Davalı, davanın reddini dilemiştir.
Mahkemece, davanın reddine karar verilmiş; hüküm, davacı tarafından temyiz edilmiştir.
Mahkemece, Asliye Hukuk Mahkemesinin görevli olduğu gerekçesiyle davanın usulden reddine ilişkin verilen ilk karar, davacının temyizi üzerine Dairemizin 23.3.2016 tarih 2015/33124 Esas 2016/8505 Karar sayılı ilamı ile, davanın Tüketici Mahkemesinde bakılıp görülmesi mümkün olmadığı ve uyuşmazlığın çözümünün genel mahkemelerin görevi içerisinde kaldığı doğru olarak belirtilmesine rağmen Tüketici Mahkemesi sıfatıyla Asliye Hukuk Mahkemesi olarak bakılan bu davada ara kararla genel mahkeme sıfatıyla davanın bakılmasına karar verilerek, işin esasına girilip, taraf delilleri de toplandıktan sonra hasıl olacak sonuca uygun bir karar verilmesi gerekirken, görevsizlik kararı verilmesinin bozmayı gerektirdiği gerekçesiyle bozulmuş, bozmaya uyularak yapılan yargılama sonrasında davanın reddine karar verilmiştir.

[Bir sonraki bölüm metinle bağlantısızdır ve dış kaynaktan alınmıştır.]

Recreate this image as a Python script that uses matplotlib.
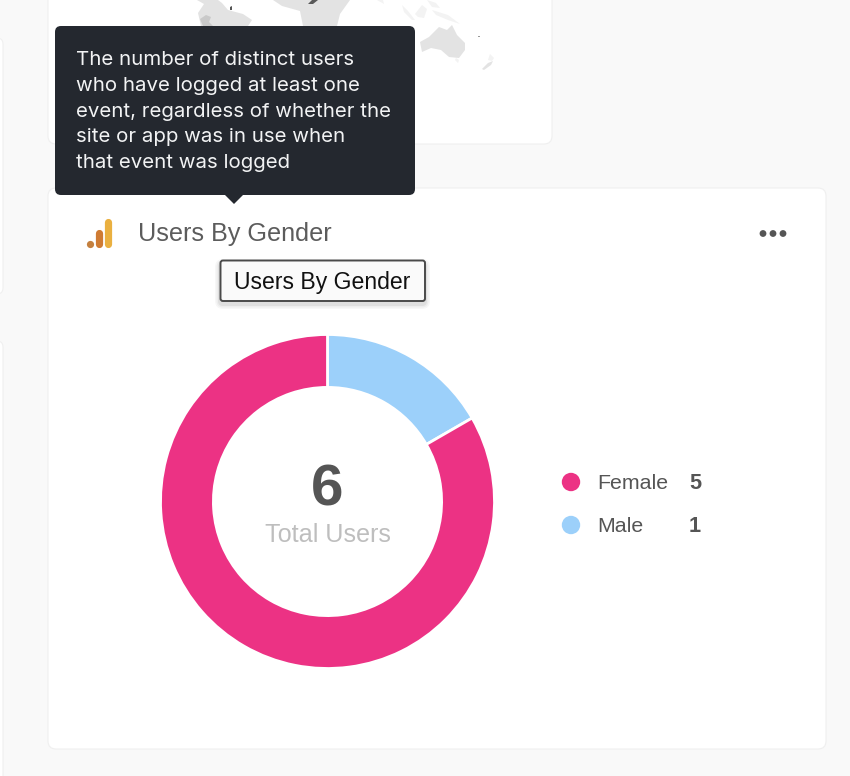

Davacı, bu davayı açarken yaptırdığı delil tesbiti sonrası düzenlenen bilirkişi raporuna dayanarak dezenfeksiyon cihazının gizli ayıplı olduğu gerekçesiyle satım bedeli olan 38.702,45 TL nin davalıdan tahsili talebinde bulunmuştur. Bozüyük Sulh Hukuk Mahkemesinin 2014/16 değişik iş esaslı delil tespiti dosyasında 25/12/2014 tarihli bilirkişi raporunda kaçak akım koruma rölesinin atması nedeniyle cihazın gizli ayıplı olduğu kanaati bildirilmiş; mahkemece yapılan bilirkişi incelemesinde ise elekriki mühendisi olarak aynı bilirkişi Suat Zafer Meriçelli bilirkişi heyetinde yer almış ve cihazın kullanım hatasından kaynaklı olarak arıza verdiği kanaatini bildirmiştir.
Yukarıda da açıklandığı üzere, dosya içerisinde bulunan değişik iş tespit raporu ile yargılama sırasında görüşüne başvurulan bilirkişilerce dosyaya sunulmuş olan rapor arasında açık çelişki bulunmaktadır. Hal böyleyken, mahkemece yapılacak iş, öncelikle bilirkişi raporları arasındaki çelişkiyi giderici, bu konuda rapor düzenlemeye ehil ve donanımlı farklı bir bilirkişiden, tarafların sorumluluğu ile ilgili, nedenlerini açıklayıcı, taraf, Mahkeme ve Yargıtay denetimine elverişli rapor alınarak, sonucuna göre karar verilmesi gerekirken, eksik incelemeyle yazılı şekilde hüküm kurulmuş olması usul ve yasaya aykırı olup, bozmayı gerektirir.
2-Bozma nedenine göre, davacının diğer temyiz itirazlarının şimdilik incelenmesine gerek görülmemiştir.
SONUÇ: Yukarıda 1. bentte açıklanan nedenle hükmün temyiz eden davacı yararına BOZULMASINA, davacının diğer temyiz itirazlarının şimdilik incelenmesine yer olmadığına, HUMK’nun 440/I maddesi uyarınca tebliğden itibaren 15 gün içerisinde karar düzeltme yolu açık olmak üzere, 12/03/2020 gününde oybirliğiyle karar verildi.